Pressé d’en découdre, il frappe le sol avec sa canne. Assis entre son avocat Frédéric Joachim et son conseiller Lorrain de Saint-Affrique sur les bancs de la salle d’audience du tribunal de Nanterre, Jean-Marie Le Pen, 88 ans, est impatient de continuer la guerre qu’il mène depuis plusieurs mois contre sa fille. Ce mercredi après-midi, il réclame une nouvelle fois l’annulation de son exclusion du parti et son indemnisation à hauteur de 2 millions d’euros pour le préjudice subi à la suite de son exclusion.
Le « Menhir » avait été suspendu du FN en mai 2015, puis exclu en août de la même année, en raison notamment de ses propos réitérés sur les chambres à gaz, « détail » de l’histoire de la Seconde Guerre mondiale, qui lui ont valu en avril une condamnation à 30 000 euros d’amende, ou de sa défense du maréchal Pétain. Des provocations jugées nuisibles à la stratégie de « dédiabolisation » menée par sa fille à la tête du parti. Et comme toujours quand il s’agit d’un procès entre personnalités politiques, les argumentaires des deux parties étaient plus destinés aux journalistes qu’aux magistrats chargés de juger l’affaire.
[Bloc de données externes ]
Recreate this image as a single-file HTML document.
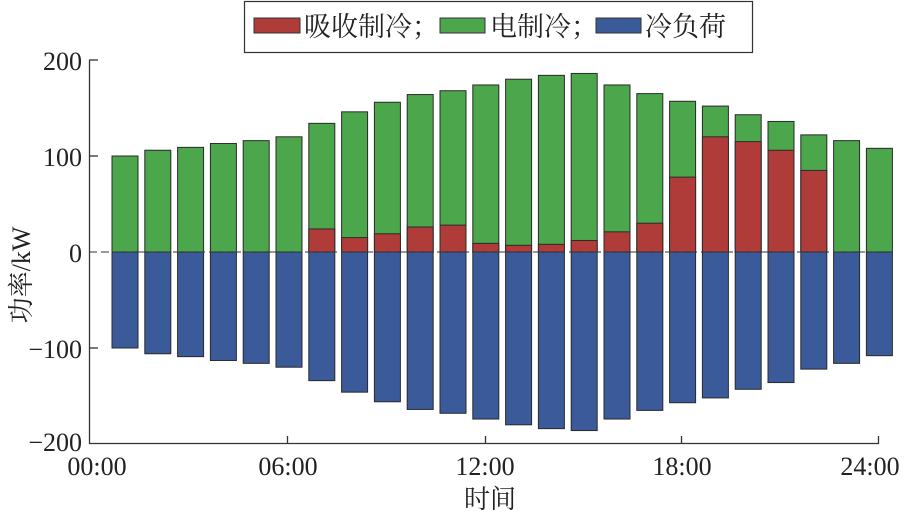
<!DOCTYPE html><html><head><meta charset="utf-8"><style>body{margin:0;background:#fff}svg{display:block}text{font-family:"Liberation Serif","Noto Serif CJK SC",serif;fill:#222}</style></head><body>
<svg width="904" height="515" viewBox="0 0 904 515" xmlns="http://www.w3.org/2000/svg">
<rect x="244.5" y="1.5" width="508" height="51" fill="#fff" stroke="#333" stroke-width="1.2"/>
<rect x="254" y="18" width="46" height="15" fill="#b03c3a" stroke="#333"/>
<text x="304" y="36" font-size="27">吸收制冷；</text>
<rect x="440" y="18" width="45" height="15" fill="#4ca64c" stroke="#333"/>
<text x="490" y="36" font-size="27">电制冷；</text>
<rect x="596" y="18" width="45" height="15" fill="#3a5a9a" stroke="#333"/>
<text x="645" y="36" font-size="27">冷负荷</text>
<g id="bars"></g>
<line x1="89.5" y1="60" x2="89.5" y2="444" stroke="#333" stroke-width="1.3"/>
<line x1="89" y1="443.5" x2="879" y2="443.5" stroke="#333" stroke-width="1.3"/>
<line x1="89" y1="252" x2="879" y2="252" stroke="#333" stroke-width="1" stroke-dasharray="8,4"/>
<g stroke="#333" stroke-width="1.3">
<line x1="89" y1="60" x2="98" y2="60"/><line x1="89" y1="156" x2="98" y2="156"/><line x1="89" y1="348" x2="98" y2="348"/>
<line x1="287.5" y1="444" x2="287.5" y2="436"/><line x1="485.5" y1="444" x2="485.5" y2="436"/><line x1="681.5" y1="444" x2="681.5" y2="436"/><line x1="878.5" y1="444" x2="878.5" y2="436"/>
</g>
<g font-size="26" text-anchor="end">
<text x="82" y="70">200</text><text x="82" y="166">100</text><text x="82" y="262">0</text><text x="82" y="358">−100</text><text x="82" y="451">−200</text>
</g>
<g font-size="26" text-anchor="middle">
<text x="97" y="475">00:00</text><text x="288" y="475">06:00</text><text x="485" y="475">12:00</text><text x="682" y="475">18:00</text><text x="870" y="475">24:00</text>
</g>
<text x="490" y="508" font-size="26" text-anchor="middle">时间</text>
<text transform="translate(30,275) rotate(-90)" font-size="26" text-anchor="middle">功率/kW</text>
</svg>
<script>
var t=[100,106,109,113,116,120,134,146,156,164,168,174,180,184,186,174,165,157,152,143,136,122,116,108];
var r=[0,0,0,0,0,0,24,15,19,26,28,9,7,8,12,21,30,78,120,115,106,85,0,0];
var s='',k=0.96,z=252;
for(var i=0;i<24;i++){var x=112+i*32.8;
s+='<rect x="'+x+'" y="'+(z-t[i]*k)+'" width="26" height="'+(t[i]*k)+'" fill="#4ca64c" stroke="#2a2a2a" stroke-width="1"/>';
if(r[i])s+='<rect x="'+x+'" y="'+(z-r[i]*k)+'" width="26" height="'+(r[i]*k)+'" fill="#b03c3a" stroke="#2a2a2a" stroke-width="1"/>';
s+='<rect x="'+x+'" y="'+z+'" width="26" height="'+(t[i]*k)+'" fill="#3a5a9a" stroke="#2a2a2a" stroke-width="1"/>';}
document.getElementById('bars').innerHTML=s;
</script>
</body></html>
« Et ça veut gouverner la France, ça ? »
Côté Jean-Marie Le Pen, on a cogné là où ça fait le plus mal. Joachim a notamment pointé les « couacs » de procédure du bureau exécutif « irresponsable et incompétent », ce « bureau exécuteur », auteur, selon lui, d’une « purge stalinienne ». « Et ça veut gouverner la France, ça ? », a-t-il répété à plusieurs reprises. Une attaque qui fait mouche puisque l’inexpérience et l’amateurisme des cadres du FN est un des arguments les plus récurrents contre son arrivée au pouvoir. Il s’en est également pris au nouveau FN, cette « coterie d’ambitieux » qui a remplacé l’esprit de franche camaraderie de naguère. Joachim n’a pas oublié d’accuser Marine Le Pen de « parricide », considérant que le livre Pourquoi j’ai mangé mon père était « prophétique ».
De son côté, Me Georges Sauveur, l’avocat du Front national, a déplacé le débat sur le fond, pour montrer à quel point le parti désapprouve les dérapages révisionnistes de son fondateur. Homophobie, révisionnisme, antisémitisme, il a égrainé les multiples sorties médiatiques qui ont nui au parti. « Oui, ces propos constituent des motifs graves qui justifient une exclusion. Il a été condamné ! » L’avocat a également cité de nombreuses déclarations critiques de Jean-Marie Le Pen envers la direction du FN et sa ligne politique. « Aujourd’hui, c’est M. Le Pen qui est devenu un détail de l’histoire du Front national », a-t-il conclu.
J’ai « cru entendre l’avocat du Mrap »
« Détail »? « Nous sommes tous destinés à ça, quand nous partirons dans une caisse en bois », a ironisé Jean-Marie Le Pen à la sortie de l’audience, en faisant remarquer qu’en écoutant la défense du FN, il avait « cru entendre l’avocat du Mrap », association antiraciste et l’un de ses principaux adversaires devant les tribunaux depuis des décennies.
C’était la quatrième fois que Jean-Marie Le Pen affrontait au tribunal le parti qu’il a longtemps incarné. À trois reprises l’an dernier, la justice lui a donné raison. D’abord en annulant sa suspension puis en suspendant, par deux fois, le congrès par correspondance censé supprimer son statut de président d’honneur. Le tribunal de grande instance de Nanterre rendra sa décision le 17 novembre. Quel que soit le verdict, Jean-Marie Le Pen sait qu’il ne sera politiquement jamais réintégré. Mais il continuera, tant qu’il le peut, à essayer de détruire la créature qui lui a échappé.